Task to complete
Output each line of the material exactly as it stands.

Dataset section
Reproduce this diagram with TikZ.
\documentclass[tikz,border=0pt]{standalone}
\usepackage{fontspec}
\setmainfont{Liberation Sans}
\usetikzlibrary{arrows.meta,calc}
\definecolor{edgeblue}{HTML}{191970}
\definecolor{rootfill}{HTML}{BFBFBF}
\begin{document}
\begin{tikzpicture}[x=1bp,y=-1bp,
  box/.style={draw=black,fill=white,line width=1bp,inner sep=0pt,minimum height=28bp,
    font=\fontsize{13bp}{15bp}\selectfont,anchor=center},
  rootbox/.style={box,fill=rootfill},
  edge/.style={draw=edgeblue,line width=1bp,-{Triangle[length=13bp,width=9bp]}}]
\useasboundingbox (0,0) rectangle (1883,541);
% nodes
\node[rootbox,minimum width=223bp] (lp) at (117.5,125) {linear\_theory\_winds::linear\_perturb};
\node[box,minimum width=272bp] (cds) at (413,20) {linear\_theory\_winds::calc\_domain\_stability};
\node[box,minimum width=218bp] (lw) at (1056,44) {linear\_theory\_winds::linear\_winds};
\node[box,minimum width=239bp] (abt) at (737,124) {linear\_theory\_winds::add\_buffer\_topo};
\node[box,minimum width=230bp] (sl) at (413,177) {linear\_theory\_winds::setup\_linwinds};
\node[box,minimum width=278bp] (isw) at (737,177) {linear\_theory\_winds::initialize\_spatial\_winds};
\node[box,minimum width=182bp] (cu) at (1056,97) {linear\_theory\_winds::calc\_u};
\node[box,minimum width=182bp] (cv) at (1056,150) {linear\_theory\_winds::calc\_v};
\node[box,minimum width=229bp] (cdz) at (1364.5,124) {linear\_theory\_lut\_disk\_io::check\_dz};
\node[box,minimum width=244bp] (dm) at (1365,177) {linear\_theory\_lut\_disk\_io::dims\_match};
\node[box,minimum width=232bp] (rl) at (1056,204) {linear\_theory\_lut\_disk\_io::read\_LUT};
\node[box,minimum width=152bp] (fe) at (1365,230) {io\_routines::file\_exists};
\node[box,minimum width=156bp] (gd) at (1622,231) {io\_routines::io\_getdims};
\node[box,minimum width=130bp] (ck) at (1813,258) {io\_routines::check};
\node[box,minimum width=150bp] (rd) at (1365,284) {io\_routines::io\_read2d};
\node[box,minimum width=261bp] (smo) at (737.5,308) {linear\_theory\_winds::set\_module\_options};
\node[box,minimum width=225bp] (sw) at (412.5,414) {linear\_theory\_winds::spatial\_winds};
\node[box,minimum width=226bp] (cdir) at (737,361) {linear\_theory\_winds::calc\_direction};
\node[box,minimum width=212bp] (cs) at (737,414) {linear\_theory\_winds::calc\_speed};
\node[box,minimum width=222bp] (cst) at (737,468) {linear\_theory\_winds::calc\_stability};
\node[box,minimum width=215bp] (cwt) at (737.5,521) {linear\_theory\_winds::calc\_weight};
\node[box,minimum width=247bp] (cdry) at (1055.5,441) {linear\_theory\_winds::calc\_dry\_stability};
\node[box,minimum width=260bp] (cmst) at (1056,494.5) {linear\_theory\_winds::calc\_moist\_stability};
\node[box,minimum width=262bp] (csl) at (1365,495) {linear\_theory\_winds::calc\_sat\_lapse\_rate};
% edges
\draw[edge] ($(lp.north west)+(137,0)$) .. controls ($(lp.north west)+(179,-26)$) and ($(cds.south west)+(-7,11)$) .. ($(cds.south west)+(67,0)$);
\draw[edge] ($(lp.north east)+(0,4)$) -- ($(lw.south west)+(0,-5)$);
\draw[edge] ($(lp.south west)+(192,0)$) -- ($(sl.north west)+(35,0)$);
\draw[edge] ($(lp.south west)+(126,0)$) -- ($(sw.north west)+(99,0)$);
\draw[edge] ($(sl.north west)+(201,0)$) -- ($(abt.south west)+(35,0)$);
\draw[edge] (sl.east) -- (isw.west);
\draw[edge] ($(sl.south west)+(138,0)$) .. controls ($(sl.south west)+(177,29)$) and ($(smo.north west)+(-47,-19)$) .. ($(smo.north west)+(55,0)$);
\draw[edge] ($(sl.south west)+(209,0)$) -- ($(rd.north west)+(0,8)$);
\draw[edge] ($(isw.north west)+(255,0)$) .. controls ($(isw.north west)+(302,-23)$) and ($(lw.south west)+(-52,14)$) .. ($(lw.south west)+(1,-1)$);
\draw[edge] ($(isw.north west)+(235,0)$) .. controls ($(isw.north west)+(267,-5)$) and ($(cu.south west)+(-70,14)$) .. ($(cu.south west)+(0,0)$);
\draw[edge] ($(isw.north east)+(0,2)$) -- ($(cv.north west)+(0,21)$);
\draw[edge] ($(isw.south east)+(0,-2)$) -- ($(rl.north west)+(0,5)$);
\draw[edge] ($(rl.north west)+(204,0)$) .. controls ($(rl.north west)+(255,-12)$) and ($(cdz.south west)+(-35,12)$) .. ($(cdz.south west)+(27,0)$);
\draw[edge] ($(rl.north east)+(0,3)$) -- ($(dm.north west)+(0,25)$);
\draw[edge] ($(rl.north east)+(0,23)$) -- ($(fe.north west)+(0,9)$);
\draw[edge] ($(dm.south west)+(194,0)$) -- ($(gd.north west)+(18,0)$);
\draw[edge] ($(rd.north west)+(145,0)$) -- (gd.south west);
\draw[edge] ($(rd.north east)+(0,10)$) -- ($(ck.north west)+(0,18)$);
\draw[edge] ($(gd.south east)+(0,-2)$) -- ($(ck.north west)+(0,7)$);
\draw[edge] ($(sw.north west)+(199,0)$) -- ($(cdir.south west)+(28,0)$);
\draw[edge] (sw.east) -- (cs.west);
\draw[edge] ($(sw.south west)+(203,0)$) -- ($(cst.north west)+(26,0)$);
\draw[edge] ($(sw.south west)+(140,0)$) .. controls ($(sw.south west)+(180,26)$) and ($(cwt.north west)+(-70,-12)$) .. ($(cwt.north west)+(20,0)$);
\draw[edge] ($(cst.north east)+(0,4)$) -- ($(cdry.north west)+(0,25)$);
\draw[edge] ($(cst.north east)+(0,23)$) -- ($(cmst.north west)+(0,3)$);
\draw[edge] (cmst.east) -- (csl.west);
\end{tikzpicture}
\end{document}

The output
Reproduce this diagram with TikZ.
\documentclass[tikz,border=0pt]{standalone}
\usepackage{fontspec}
\setmainfont{Liberation Sans}
\usetikzlibrary{arrows.meta,calc}
\definecolor{edgeblue}{HTML}{191970}
\definecolor{rootfill}{HTML}{BFBFBF}
\begin{document}
\begin{tikzpicture}[x=1bp,y=-1bp,
  box/.style={draw=black,fill=white,line width=1bp,inner sep=0pt,minimum height=28bp,
    font=\fontsize{13bp}{15bp}\selectfont,anchor=center},
  rootbox/.style={box,fill=rootfill},
  edge/.style={draw=edgeblue,line width=1bp,-{Triangle[length=13bp,width=9bp]}}]
\useasboundingbox (0,0) rectangle (1883,541);
% nodes
\node[rootbox,minimum width=223bp] (lp) at (117.5,125) {linear\_theory\_winds::linear\_perturb};
\node[box,minimum width=272bp] (cds) at (413,20) {linear\_theory\_winds::calc\_domain\_stability};
\node[box,minimum width=218bp] (lw) at (1056,44) {linear\_theory\_winds::linear\_winds};
\node[box,minimum width=239bp] (abt) at (737,124) {linear\_theory\_winds::add\_buffer\_topo};
\node[box,minimum width=230bp] (sl) at (413,177) {linear\_theory\_winds::setup\_linwinds};
\node[box,minimum width=278bp] (isw) at (737,177) {linear\_theory\_winds::initialize\_spatial\_winds};
\node[box,minimum width=182bp] (cu) at (1056,97) {linear\_theory\_winds::calc\_u};
\node[box,minimum width=182bp] (cv) at (1056,150) {linear\_theory\_winds::calc\_v};
\node[box,minimum width=229bp] (cdz) at (1364.5,124) {linear\_theory\_lut\_disk\_io::check\_dz};
\node[box,minimum width=244bp] (dm) at (1365,177) {linear\_theory\_lut\_disk\_io::dims\_match};
\node[box,minimum width=232bp] (rl) at (1056,204) {linear\_theory\_lut\_disk\_io::read\_LUT};
\node[box,minimum width=152bp] (fe) at (1365,230) {io\_routines::file\_exists};
\node[box,minimum width=156bp] (gd) at (1622,231) {io\_routines::io\_getdims};
\node[box,minimum width=130bp] (ck) at (1813,258) {io\_routines::check};
\node[box,minimum width=150bp] (rd) at (1365,284) {io\_routines::io\_read2d};
\node[box,minimum width=261bp] (smo) at (737.5,308) {linear\_theory\_winds::set\_module\_options};
\node[box,minimum width=225bp] (sw) at (412.5,414) {linear\_theory\_winds::spatial\_winds};
\node[box,minimum width=226bp] (cdir) at (737,361) {linear\_theory\_winds::calc\_direction};
\node[box,minimum width=212bp] (cs) at (737,414) {linear\_theory\_winds::calc\_speed};
\node[box,minimum width=222bp] (cst) at (737,468) {linear\_theory\_winds::calc\_stability};
\node[box,minimum width=215bp] (cwt) at (737.5,521) {linear\_theory\_winds::calc\_weight};
\node[box,minimum width=247bp] (cdry) at (1055.5,441) {linear\_theory\_winds::calc\_dry\_stability};
\node[box,minimum width=260bp] (cmst) at (1056,494.5) {linear\_theory\_winds::calc\_moist\_stability};
\node[box,minimum width=262bp] (csl) at (1365,495) {linear\_theory\_winds::calc\_sat\_lapse\_rate};
% edges
\draw[edge] ($(lp.north west)+(137,0)$) .. controls ($(lp.north west)+(179,-26)$) and ($(cds.south west)+(-7,11)$) .. ($(cds.south west)+(67,0)$);
\draw[edge] ($(lp.north east)+(0,4)$) -- ($(lw.south west)+(0,-5)$);
\draw[edge] ($(lp.south west)+(192,0)$) -- ($(sl.north west)+(35,0)$);
\draw[edge] ($(lp.south west)+(126,0)$) -- ($(sw.north west)+(99,0)$);
\draw[edge] ($(sl.north west)+(201,0)$) -- ($(abt.south west)+(35,0)$);
\draw[edge] (sl.east) -- (isw.west);
\draw[edge] ($(sl.south west)+(138,0)$) .. controls ($(sl.south west)+(177,29)$) and ($(smo.north west)+(-47,-19)$) .. ($(smo.north west)+(55,0)$);
\draw[edge] ($(sl.south west)+(209,0)$) -- ($(rd.north west)+(0,8)$);
\draw[edge] ($(isw.north west)+(255,0)$) .. controls ($(isw.north west)+(302,-23)$) and ($(lw.south west)+(-52,14)$) .. ($(lw.south west)+(1,-1)$);
\draw[edge] ($(isw.north west)+(235,0)$) .. controls ($(isw.north west)+(267,-5)$) and ($(cu.south west)+(-70,14)$) .. ($(cu.south west)+(0,0)$);
\draw[edge] ($(isw.north east)+(0,2)$) -- ($(cv.north west)+(0,21)$);
\draw[edge] ($(isw.south east)+(0,-2)$) -- ($(rl.north west)+(0,5)$);
\draw[edge] ($(rl.north west)+(204,0)$) .. controls ($(rl.north west)+(255,-12)$) and ($(cdz.south west)+(-35,12)$) .. ($(cdz.south west)+(27,0)$);
\draw[edge] ($(rl.north east)+(0,3)$) -- ($(dm.north west)+(0,25)$);
\draw[edge] ($(rl.north east)+(0,23)$) -- ($(fe.north west)+(0,9)$);
\draw[edge] ($(dm.south west)+(194,0)$) -- ($(gd.north west)+(18,0)$);
\draw[edge] ($(rd.north west)+(145,0)$) -- (gd.south west);
\draw[edge] ($(rd.north east)+(0,10)$) -- ($(ck.north west)+(0,18)$);
\draw[edge] ($(gd.south east)+(0,-2)$) -- ($(ck.north west)+(0,7)$);
\draw[edge] ($(sw.north west)+(199,0)$) -- ($(cdir.south west)+(28,0)$);
\draw[edge] (sw.east) -- (cs.west);
\draw[edge] ($(sw.south west)+(203,0)$) -- ($(cst.north west)+(26,0)$);
\draw[edge] ($(sw.south west)+(140,0)$) .. controls ($(sw.south west)+(180,26)$) and ($(cwt.north west)+(-70,-12)$) .. ($(cwt.north west)+(20,0)$);
\draw[edge] ($(cst.north east)+(0,4)$) -- ($(cdry.north west)+(0,25)$);
\draw[edge] ($(cst.north east)+(0,23)$) -- ($(cmst.north west)+(0,3)$);
\draw[edge] (cmst.east) -- (csl.west);
\end{tikzpicture}
\end{document}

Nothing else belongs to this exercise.